Firstly, the child actors have experienced the kind of false goodness and generosity that Hollywood consistently offers. People loved the idea of underprivileged children from a developing nation transcending their circumstances. It’s the American Dream in action: individuals born into poverty rising to the top against all odds. Except the story didn’t end there-the children went back to Dharavi, amidst the controversy of exploitation and underpayment. It’s easy for people to feel magnanimous when they can make impoverished children’s lives look like a fairytale momentarily, but the reality is no one cares about the aftermath unless it makes a good story.

Here is a harsher and more sobering reality: no one in the Western world cares about the millions of Indians still drowning in the squalor and hopelessness of slum life. No one cares about the children who weren’t in the movie. They never made, and probably never will make, international news. No one knows, or wants to know, their names. At best, Boyle provided an escape route for two children. The rest don’t matter to Boyle or anyone else, because they don’t make a good story. Slumdog might have achieved its full potential if its profits had gone towards education, sanitation, housing, or something to benefit the slum community as a whole.

The news surrounding Slumdog Milloniare and its child actors epitomizes the times in which we live. The West is all about symbolic gestures-clicking a button on Facebook to save Darfur or stop global warming, drinking Ethos water to compensate for our consumption, or offering two slum children our attention and money. One might argue that the film does good simply by raising awareness about poverty. I’m sorry to say this, because it runs contrary to what we hear every day: awareness doesn’t mean a damn thing. I would rather be ignorant of problems, and innocent for what I don’t know, then aware of them and guilty for what I don’t do.
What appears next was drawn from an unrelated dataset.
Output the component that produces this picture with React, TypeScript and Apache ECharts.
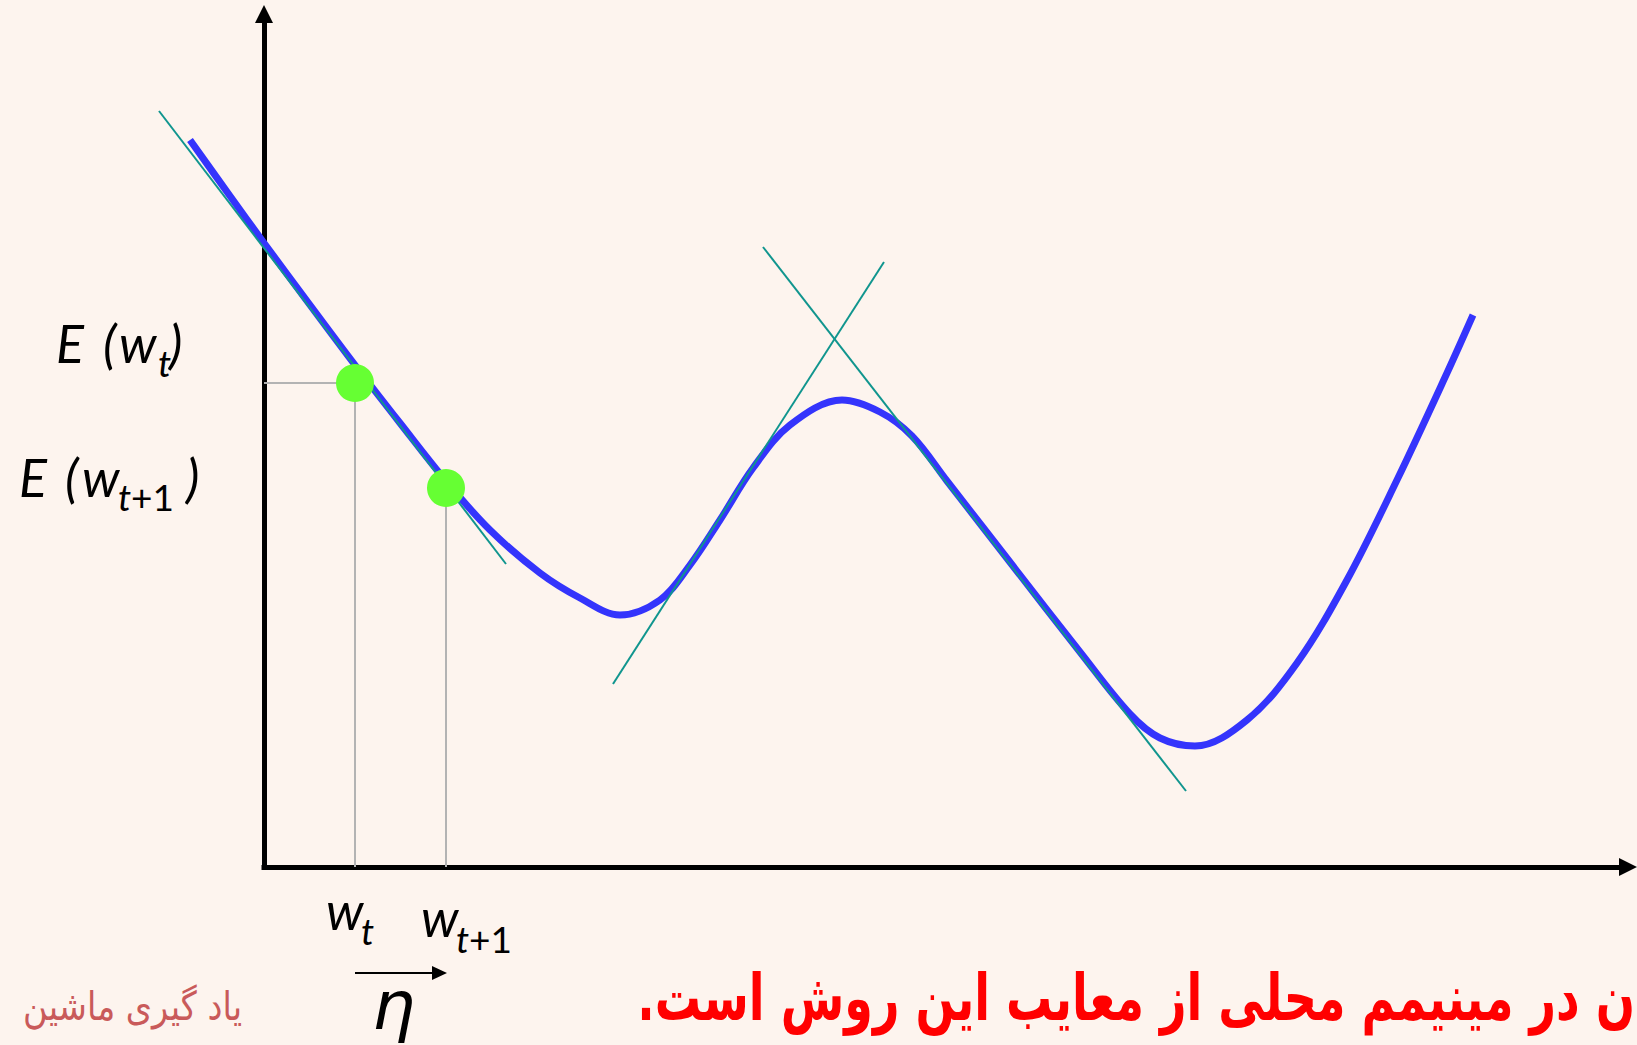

Everything in our culture is designed to make us feel that, with minimal effort, we are positively changing the world. It’s a lie. No one has ever dramatically changed the world by living in complacent comfort and buying an occasional Fair Trade banana. Real change demands sacrifice. That giving should be convenient is really a contradictory notion-giving is rarely convenient; it is usually taxing. Convenience is just a cover for our overwhelming apathy.